Naturally, given competing ambiguous sources, halachic decisors differ as to what is prohibited, allowed or encouraged. The continuum of possible positions1 includes not visiting gravesites at all; praying to Hashem at gravesites because of the symbolism/reminder of their merits; praying to Hashem and the deceased hear and, of their own volition, may intercede; addressing the deceased to intercede and request from Hashem; and addressing requests to the deceased, assuming they have some power. I have my own strong opinions, but consult your local Orthodox rabbi.

The theological dispute may be reflected in Taanit 16a between Rabbi Levi b. Lachma and Rabbi Chama b. Chanina2 about why the community went to the cemetery on a drought-based fast day. One turns it into a symbolic prayer, thereby saying to Hashem (and indeed reflecting to ourselves) “we are like the dead before You.” The other explains that the dead will plead for mercy. The practical difference is if going to a gentile cemetery also suffices3. See Tur Orach Chaim 579 and Shulchan Aruch, which reflect the symbolic approach; Magen Avraham, who reinstates the other approach as a consideration. Another source highlighting the theological dispute is Tosafot on Sotah 34b, who contrast various assumptions about the dead (namely Brachot 18a that the dead cannot sense anything) and harmonize. However, perhaps the sources are in disagreement.

In our sugya, Moed Katan 25a, Rav Huna (second-generation Amora) dies and they wish to honor him as they typically honored Torah scholars, by placing a sefer Torah on his bier. His student/colleague Rav Chisda objects to this, given that Rav Huna was opposed to the practice while alive. Rav Chisda objects to two other burial practices, given Rav Huna’s own contrary position. The way to honor the deceased is by following his halachic positions, at least when it comes to the person himself.
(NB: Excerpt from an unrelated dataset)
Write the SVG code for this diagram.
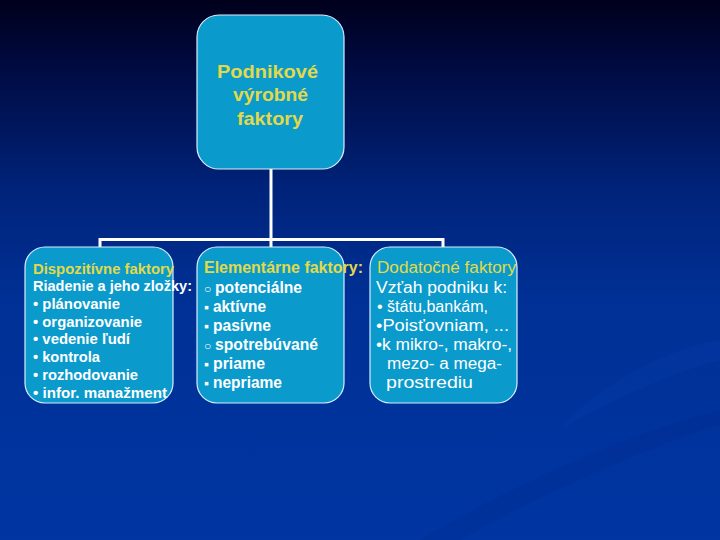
<svg xmlns="http://www.w3.org/2000/svg" width="720" height="540" viewBox="0 0 720 540">
<defs>
<linearGradient id="bg" x1="0" y1="0" x2="0" y2="1">
<stop offset="0" stop-color="#00001c"/>
<stop offset="0.12" stop-color="#000a40"/>
<stop offset="0.35" stop-color="#00237a"/>
<stop offset="0.55" stop-color="#003095"/>
<stop offset="1" stop-color="#0035a2"/>
</linearGradient>
<style>
.box{fill:#0a9acc;stroke:#d8eeff;stroke-width:1.2}
.conn{stroke:#ffffff;stroke-width:3;fill:none}
.t{font-family:"Liberation Sans",Arial,sans-serif;fill:#ffffff}
.y{fill:#e2d94a}
.b{font-weight:bold}
</style>
</defs>
<rect width="720" height="540" fill="url(#bg)"/>
<path d="M560,430 C600,380 680,345 720,340 L720,360 C680,370 610,400 560,430 Z" fill="#0a3fae" opacity="0.25"/>
<path d="M420,540 C520,480 640,430 720,410 L720,425 C650,445 540,495 460,540 Z" fill="#002a88" opacity="0.2"/>
<g id="connectors">
<line class="conn" x1="271" y1="169" x2="271" y2="248"/>
<polyline class="conn" points="100,248 100,239.5 443,239.5 443,248"/>
</g>
<g id="top">
<rect class="box" x="197" y="15" width="147" height="154" rx="22"/>
<text class="t y b" font-size="19" x="217" y="78" textLength="101" lengthAdjust="spacingAndGlyphs">Podnikové</text>
<text class="t y b" font-size="19" x="233" y="101" textLength="75" lengthAdjust="spacingAndGlyphs">výrobné</text>
<text class="t y b" font-size="19" x="237" y="125" textLength="66" lengthAdjust="spacingAndGlyphs">faktory</text>
</g>
<g id="dispozitivne">
<rect class="box" x="25" y="247" width="148" height="156" rx="20"/>
<g class="t b" font-size="14">
<text class="y" x="33" y="274" textLength="141" lengthAdjust="spacingAndGlyphs">Dispozitívne faktory</text>
<text x="33" y="291" textLength="159" lengthAdjust="spacingAndGlyphs">Riadenie a jeho zložky:</text>
<text x="33" y="309" textLength="87" lengthAdjust="spacingAndGlyphs">• plánovanie</text>
<text x="33" y="327" textLength="109" lengthAdjust="spacingAndGlyphs">• organizovanie</text>
<text x="33" y="344" textLength="97" lengthAdjust="spacingAndGlyphs">• vedenie ľudí</text>
<text x="33" y="362" textLength="67" lengthAdjust="spacingAndGlyphs">• kontrola</text>
<text x="33" y="380" textLength="105" lengthAdjust="spacingAndGlyphs">• rozhodovanie</text>
<text x="33" y="398" textLength="134" lengthAdjust="spacingAndGlyphs">• infor. manažment</text>
</g>
</g>
<g id="elementarne">
<rect class="box" x="197" y="247" width="147" height="156" rx="20"/>
<g class="t b" font-size="16">
<text class="y" x="204" y="273" textLength="159" lengthAdjust="spacingAndGlyphs">Elementárne faktory:</text>
<text x="204" y="293"><tspan font-size="12" font-weight="normal">○</tspan><tspan x="215" textLength="87" lengthAdjust="spacingAndGlyphs">potenciálne</tspan></text>
<text x="204" y="312"><tspan font-size="14">▪</tspan><tspan x="213" textLength="53" lengthAdjust="spacingAndGlyphs">aktívne</tspan></text>
<text x="204" y="331"><tspan font-size="14">▪</tspan><tspan x="213" textLength="58" lengthAdjust="spacingAndGlyphs">pasívne</tspan></text>
<text x="204" y="350"><tspan font-size="12" font-weight="normal">○</tspan><tspan x="215" textLength="103" lengthAdjust="spacingAndGlyphs">spotrebúvané</tspan></text>
<text x="204" y="369"><tspan font-size="14">▪</tspan><tspan x="213" textLength="52" lengthAdjust="spacingAndGlyphs">priame</tspan></text>
<text x="204" y="388"><tspan font-size="14">▪</tspan><tspan x="213" textLength="69" lengthAdjust="spacingAndGlyphs">nepriame</tspan></text>
</g>
</g>
<g id="dodatocne">
<rect class="box" x="370" y="247" width="147" height="156" rx="20"/>
<g class="t" font-size="16">
<text class="y" x="377" y="273" textLength="139" lengthAdjust="spacingAndGlyphs">Dodatočné faktory</text>
<text x="376" y="293" textLength="131" lengthAdjust="spacingAndGlyphs">Vzťah podniku k:</text>
<text x="377" y="312" textLength="111" lengthAdjust="spacingAndGlyphs">•  štátu,bankám,</text>
<text x="376" y="331" textLength="133" lengthAdjust="spacingAndGlyphs">•Poisťovniam, ...</text>
<text x="376" y="350" textLength="136" lengthAdjust="spacingAndGlyphs">•k mikro-, makro-,</text>
<text x="387" y="369" textLength="115" lengthAdjust="spacingAndGlyphs">mezo- a mega-</text>
<text x="386" y="388" textLength="87" lengthAdjust="spacingAndGlyphs">prostrediu</text>
</g>
</g>
</svg>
That thought often runs through my head when I read (in recurring articles) how some well-meaning, righteous and learned people pray at the Chofetz Chaim’s kever. His position (Mishna Berura 581:27) is that kivrei tzaddikim are places where prayer is more readily accepted, but one shouldn’t directly address the deceased. Rather, one addresses Hashem and requests mercy in the tzaddikim’s merit. Indeed, I’ve read how several rabbanim do precisely this. But what if someone travels to the Chofetz Chaim’s kever, after a regular seder in Mishnah Berurah, and declares that since they have been learning his Torah, the Chofetz Chaim should bless klal Yisrael with yeshuos and refuos? Or, at a less-extreme point on the continuum, people address the Chofetz Chaim with direct requests to pray to Hashem to relieve klal Yisrael’s suffering. Rav Chisda would object on the Chofetz Chaim’s behalf.
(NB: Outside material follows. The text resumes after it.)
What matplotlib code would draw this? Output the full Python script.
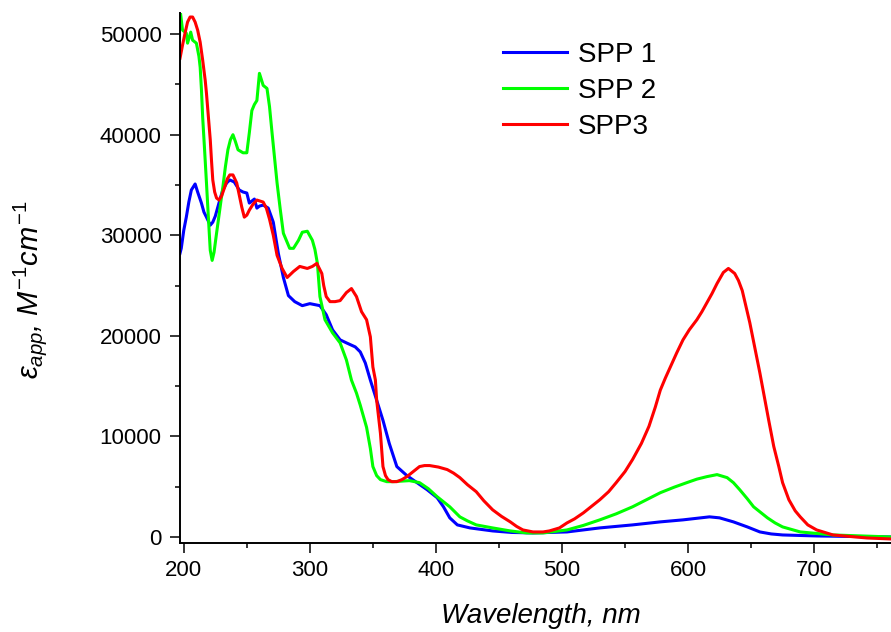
import matplotlib
matplotlib.use("Agg")
import matplotlib.pyplot as plt
from matplotlib.ticker import MultipleLocator

plt.rcParams['font.family'] = ['Liberation Sans', 'DejaVu Sans']
plt.rcParams['mathtext.fontset'] = 'custom'
plt.rcParams['mathtext.it'] = 'Liberation Sans:italic'
plt.rcParams['mathtext.rm'] = 'Liberation Sans'

# ---- data ----
spp1_wl = [197, 198, 200, 202, 204, 206, 209, 211, 214, 216, 218, 221, 223, 225, 227, 229,
           231, 234, 236.5, 240, 244, 247, 250, 252, 254, 256, 258, 260, 263, 267, 271,
           275, 279, 283, 288, 294, 300, 308, 313, 318, 324, 329, 336, 340, 344, 348,
           353, 358, 363, 369, 377, 385, 393, 401, 406, 411, 417, 427, 445, 460, 477,
           504, 530, 556, 578, 596, 617, 625, 636, 647, 657, 666, 675, 702, 730, 761]
spp1_eps = [28200, 28700, 30500, 31800, 33300, 34500, 35100, 34300, 33200, 32300, 31800,
            31000, 31300, 31900, 32800, 33700, 34500, 35200, 35500, 35300, 34500, 34300,
            34200, 33200, 33400, 33600, 32700, 32900, 33000, 32700, 31300, 28200, 25800,
            24000, 23400, 23000, 23200, 23000, 22100, 20600, 19600, 19300, 18900, 18400,
            17300, 15600, 13600, 11600, 9300, 7000, 6100, 5400, 4700, 3900, 3000, 1900,
            1200, 900, 600, 450, 400, 500, 900, 1200, 1500, 1700, 2000, 1900, 1500, 1000,
            500, 300, 200, 100, 50, 0]

spp2_wl = [197, 199, 202, 203, 205.5, 207, 210, 212, 213, 214, 215, 216.5, 218, 219.5,
           221, 222.5, 224, 226, 228.5, 231, 233, 235, 237, 239, 241, 243, 247, 250, 252,
           254, 256, 258, 260, 263, 266, 268, 270, 272, 274, 276.5, 279, 284, 287, 291,
           294, 298, 302, 304, 306, 308, 312, 318, 324, 329, 333, 337, 340, 345, 348,
           350, 353, 356, 361, 366, 379, 387, 394, 401, 411, 419, 425, 432, 445, 459,
           472, 485, 504, 517, 530, 543, 556, 567, 578, 589, 599, 607, 615, 623, 631,
           636, 641, 647, 652, 658, 663, 669, 675, 689, 715, 761]
spp2_eps = [52500, 50400, 50100, 49100, 50200, 49400, 49100, 47800, 46700, 44500, 41700,
            38500, 35200, 31800, 28500, 27500, 28300, 30200, 32500, 34800, 36800, 38500,
            39500, 40000, 39300, 38500, 38200, 38200, 40200, 42400, 43000, 43400, 46100,
            44900, 44600, 42800, 40200, 37700, 35200, 32600, 30200, 28700, 28700, 29500,
            30300, 30400, 29500, 28600, 27200, 23900, 21600, 20300, 19300, 17600, 15600,
            14300, 13100, 10900, 8800, 7000, 6100, 5700, 5500, 5500, 5600, 5400, 4800,
            4000, 3000, 2000, 1600, 1200, 900, 600, 400, 400, 700, 1150, 1700, 2300, 3000,
            3700, 4400, 4950, 5400, 5750, 6000, 6200, 5900, 5400, 4700, 3800, 3000, 2400,
            1900, 1400, 1000, 500, 200, 0]

spp3_wl = [197, 199, 201, 203, 205, 207, 209, 211, 213, 215, 217, 218, 219.5, 221, 222,
           223, 224.5, 226, 228, 230, 232.5, 234.5, 236.5, 239, 242, 244, 246, 248, 250,
           252, 255, 258, 263, 265.5, 268, 271, 274, 278, 282, 287, 292, 298, 302, 305.5,
           309.5, 311, 313, 316, 320, 324, 329, 333, 337, 341, 345, 348, 350, 352, 353,
           356, 358, 360, 362, 365, 369, 373, 377, 382, 387, 391, 395, 402, 409, 414,
           419, 425, 432, 438, 445, 452, 459, 464, 469, 477, 485, 490, 498, 504, 510,
           517, 523, 530, 537, 543, 550, 556, 563, 569, 574, 578, 582, 586, 591, 596,
           601, 607, 611, 615, 619, 623, 628, 632, 637, 640, 643, 649, 653, 657, 661,
           664, 668, 672, 675, 680, 685, 689, 695, 702, 715, 742, 761]
spp3_eps = [47600, 48900, 50100, 51200, 51700, 51700, 51200, 50400, 49200, 47400, 45400,
            44100, 41800, 39500, 37400, 35500, 34300, 33700, 33500, 33900, 34800, 35600,
            36000, 36000, 35200, 34000, 32800, 31800, 32000, 32500, 33100, 33500, 33300,
            32700, 31600, 30000, 28000, 26700, 25800, 26400, 26900, 26700, 26900, 27200,
            26200, 25000, 23900, 23400, 23400, 23500, 24300, 24700, 23900, 22400, 21600,
            19900, 16900, 15600, 13600, 10300, 7000, 6100, 5700, 5500, 5500, 5700, 6000,
            6500, 7000, 7100, 7100, 6950, 6700, 6350, 5900, 5200, 4500, 3600, 2700, 2050,
            1500, 1050, 700, 500, 500, 600, 900, 1400, 1800, 2400, 3000, 3700, 4500, 5400,
            6500, 7700, 9300, 11000, 12900, 14600, 15800, 16900, 18300, 19600, 20600,
            21600, 22400, 23300, 24200, 25200, 26300, 26700, 26200, 25500, 24500, 21300,
            18800, 16300, 13600, 11600, 9000, 7000, 5400, 3700, 2600, 2000, 1200, 700, 200,
            -100, -200]

labels = ["SPP 1", "SPP 2", "SPP3"]
colors = ["#0000FF", "#00FF00", "#FF0000"]

xticks = [200, 300, 400, 500, 600, 700]
yticks = [0, 10000, 20000, 30000, 40000, 50000]

# ---- figure ----
W, H = 891, 632
fig = plt.figure(figsize=(W / 100, H / 100), dpi=100)
ax = fig.add_axes([180 / W, 1 - 543 / H, 1 - 180 / W, (543 - 13) / H])

for wl, eps, lab, col in zip([spp1_wl, spp2_wl, spp3_wl],
                             [spp1_eps, spp2_eps, spp3_eps], labels, colors):
    ax.plot(wl, eps, color=col, lw=2.2, label=lab)

ax.set_xlim(197, 761)
ax.set_ylim(-600, 52100)
ax.set_xticks(xticks)
ax.set_yticks(yticks)
ax.xaxis.set_minor_locator(MultipleLocator(50))
ax.yaxis.set_minor_locator(MultipleLocator(5000))

for s in ['top', 'right']:
    ax.spines[s].set_visible(False)
for s in ['left', 'bottom']:
    ax.spines[s].set_linewidth(1.4)

ax.tick_params(which='major', direction='out', length=7.2, width=1.1,
               labelsize=16, pad=5)
ax.tick_params(which='minor', direction='out', length=3.6, width=1.1)
ax.tick_params(axis='y', which='major', pad=6)

leg = ax.legend(loc='upper left', bbox_to_anchor=(503 / W, 1 - 42 / H),
                bbox_transform=fig.transFigure, frameon=False, fontsize=20,
                handlelength=2.3, handletextpad=0.4, labelspacing=0.36,
                borderpad=0, borderaxespad=0)
for line in leg.get_lines():
    line.set_linewidth(2.2)

fig.text(541 / W, 1 - 623 / H, "Wavelength, nm", fontsize=20, style='italic',
         ha='center', va='baseline')
fig.text(30 / W, 1 - 290 / H, r"$\varepsilon_{app}$, $M^{-1}cm^{-1}$", fontsize=21,
         style='italic', rotation=90, ha='center', va='center')

fig.savefig("out.png", dpi=100)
Our sugya continues describing Rav Huna’s burial. He was brought to Israel, and since he widely disseminated Torah, they thought fit to bury him next to Rabbi Chiyya who had done likewise. Rabbi Chiyya was of the transitional generation between the Tannaim and Amoraim. He was Rabbi Yehuda HaNasi’s student and Rav’s uncle and teacher. He authored a Tosefta, a collection of braytot, just as Rabbi Yehuda HaNasi authored Mishnayot. Our sugya describes how the spirits of Rabbi Chiyya’s sons, Yehuda and Chizkiya, reacted to bringing Rav Huna in for burial, as witnessed by Rabbi Chagga, who narrowly averted being struck by a pillar of fire.

A related incident with Rabbi Chiyya is the purported theological precedent for another practice, where a Sefer Gibborim, a book containing names of those who’ve committed to studying Mishnah Berurah, is placed by the Chofetz Chaim’s kever, in order to induce yeshuot. In Bava Metzia 85b, as related by Rav Chaviva, Eliyahu HaNavi allows an unnamed late Amora to witness the ascending and descending of various deceased Sages as they ascend to and descend from the heavenly academy. He’s warned not to gaze at Rabbi Chiyya’s chariot. He nonetheless does so and is struck by two flames, blinding him. The Amora prostrates himself on Rabbi Chiyya’s cave and says מתנייתא דמר מתנינא, I study Master’s braytot. His eyes are healed, though remain slightly scorched. I don’t know if we can extrapolate from this incident to anyone who studies another’s Torah. The Amora is asking forgiveness specifically for impugning Rabbi Chiyya’s honor and might therefore address him as an injured party rather than a celestial influential force. Regardless, I’m unsure if the Chofetz Chaim would be pleased with a Sefer Gibborim.


Rabbi Dr. Joshua Waxman teaches computer science at Stern College for Women, and his research includes programmatically finding scholars and scholastic relationships in the Babylonian Talmud.


1 See Vilna Gaon; Tur; Tosafot; Pri Megadim and Kaf Hachaim.

2 According to Rif’s girsa; third-generation Israeli Amoraim.

3 The parallel Yerushalmi Taanit 2:1 has Rabbi Levi (b. Lachma?) stating the former position, and Rabbi Tanchuma with a related elaboration having to do with the symbolism.